John Albers was a Junior at Blue Valley Northwest High School. He was a member of the Wrestling and Soccer teams and was involved with at-risk youth in a Kansas City based soccer league. The officer who killed him reportedly knew Albers but it is unclear how he was known by police. Friends of Albers say he was unfairly portrayed in a negative light but was, in fact, “loyal”, “courageous”, and “compassionate.”
Dozens of his friends gathered outside his home, wrote memories of Albers on balloons and released them following a vigil. The young man’s death is one of nearly 1,200 deaths by officers recorded yearly. He was unarmed. He was suicidal. And he was killed by a cop who was supposedly in fear of his life.
Fox 4 Kansas City, in its coverage of the shooting, encouraged its readers to call 911 if citizens are suicidal. Many residents will likely rethink that suggestion following this report which accurately details how a suicidal person can become a victim of homicide by dialing 911, killed by the very people who are sent to help. Something has to change.
DA Howe said police get 2,400 calls for help by suicidal people and their families. He admitted police need more training in dealing with the mentally ill. “Please give us more resources to deal with mental health crisis in the country...Unfortunately, the vast majority of our officer-involved shootings involve people with mental illness,” Howe said.
John Albers was born Valery Alexandrovich Zhemchugov in Belarus. He was adopted by Sheila Albers (Principal of Harmony Middle School) and Steve Albers when he was just an infant. Reflecting on John’s adoption, Sheila said, “John brought us much more joy than we brought him in this sense that he fulfilled our dreams of becoming parents...There’s nothing more beautiful than that.”

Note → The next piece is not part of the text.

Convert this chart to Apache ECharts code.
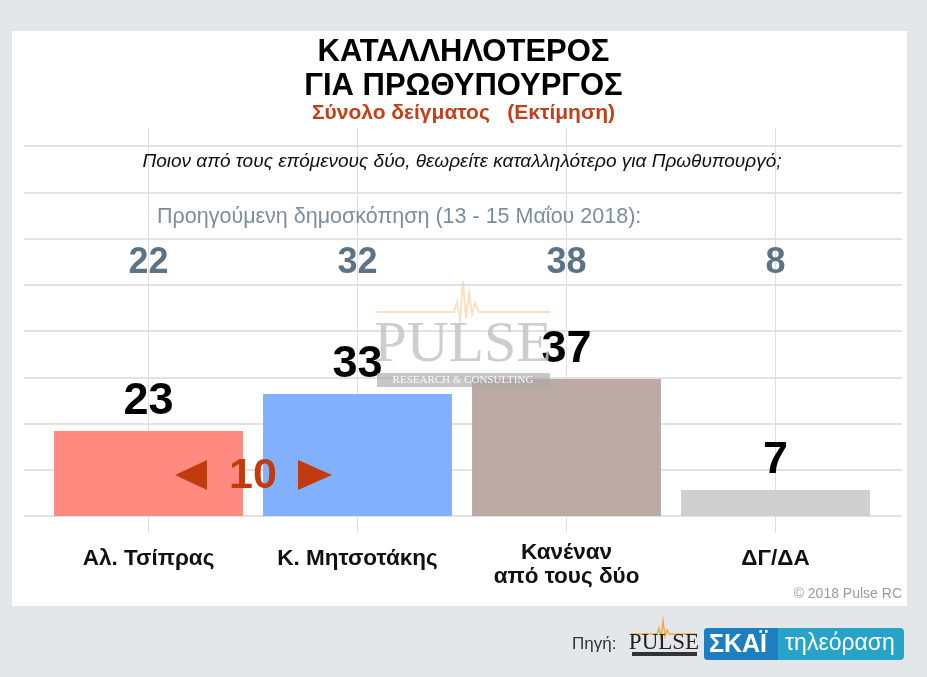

The following is dashcam footage from the actual shooting. One can clearly see the officer open fire on Albers before he started driving erratically. Those two shots were likely unnecessary and would have made any motorist attempt to flee or cause them to lose control. Unfortunately, the officer will never be held accountable for his reckless actions, charged with murder, or spend any time behind bars. But if the average citizen had done what he did, they likely would be held without bond until trial. That’s what is wrong and needs to be fixed.